Links gedrukte, ingekleurde gravure, rechts de originele tekening

Van de honderd nieuwe plantbeschrijvingen komen er twaalf van de hand van (oud) WUR-medewerkers, waaronder Liesbeth Missel (we moeten haar natuurlijk wel noemen omdat we haar al langer kennen).

Verdeling van de gewassen
Wat is het?

Ook tijdens het openingsevenement gaf Anastasia Stefanaki, botanica en gespecialiseerd in botanische geschiedenis, een presentatie waarin het werk omtrent de hedendaagse uitgave werd toegelicht. Alle planten zijn namelijk opnieuw gedetermineerd. Ze vertelde dat ruim vierhonderd stuks enige moeilijkheden opleverden en uiteindelijk zo’n honderd niet konden worden geïdentificeerd. Uitgestorven?

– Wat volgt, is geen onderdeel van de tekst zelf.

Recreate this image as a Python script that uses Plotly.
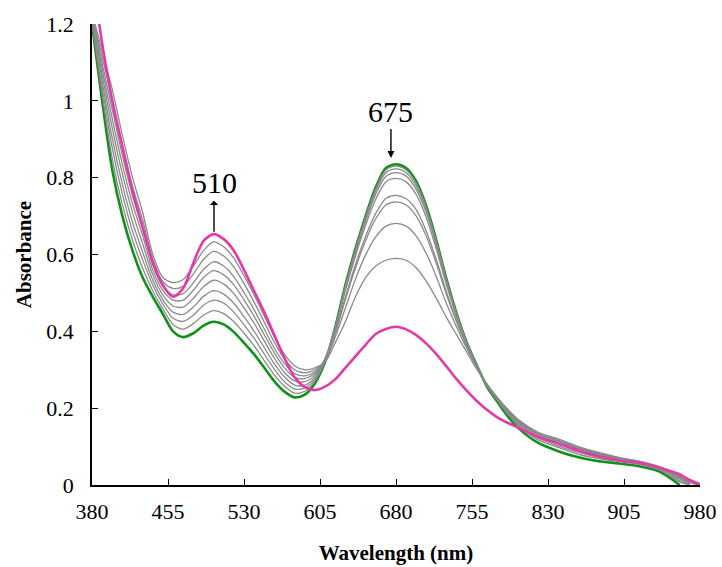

Vervolgens lichtte ze er één plant uit: de bostulp. Op zich merkwaardig om een mediterrane plant in een Nederlandse inheemse flora op te nemen, toch? Maar de bostulp is een gevierde stinsenplant die toentertijd al behoorlijk was verwilderd. De eerste melding in Nederland dateert van 1770. Maar waar kwam de bostulp vandaan? De presentatie van Anastasia kwam fraai overeen met wat wij zelf doen als we de geschiedenis van een groente beschrijven: oude botanische werken doornemen en het spoor terug proberen te volgen. Anastasia volgt onder andere Dodoens, De Lobel, de Zwitser Conrad Gessner en komt uiteindelijk tot de conclusie dat de Nederlandse bostulp rond 1550 uit Padua moet zijn gekomen. Of misschien Bologna? Maar hoe het tulpje dan daar terecht is gekomen, is nu dus de vraag.

De hedendaagse uitgave van Flora Batava verschijnt rond 1 juni 2023.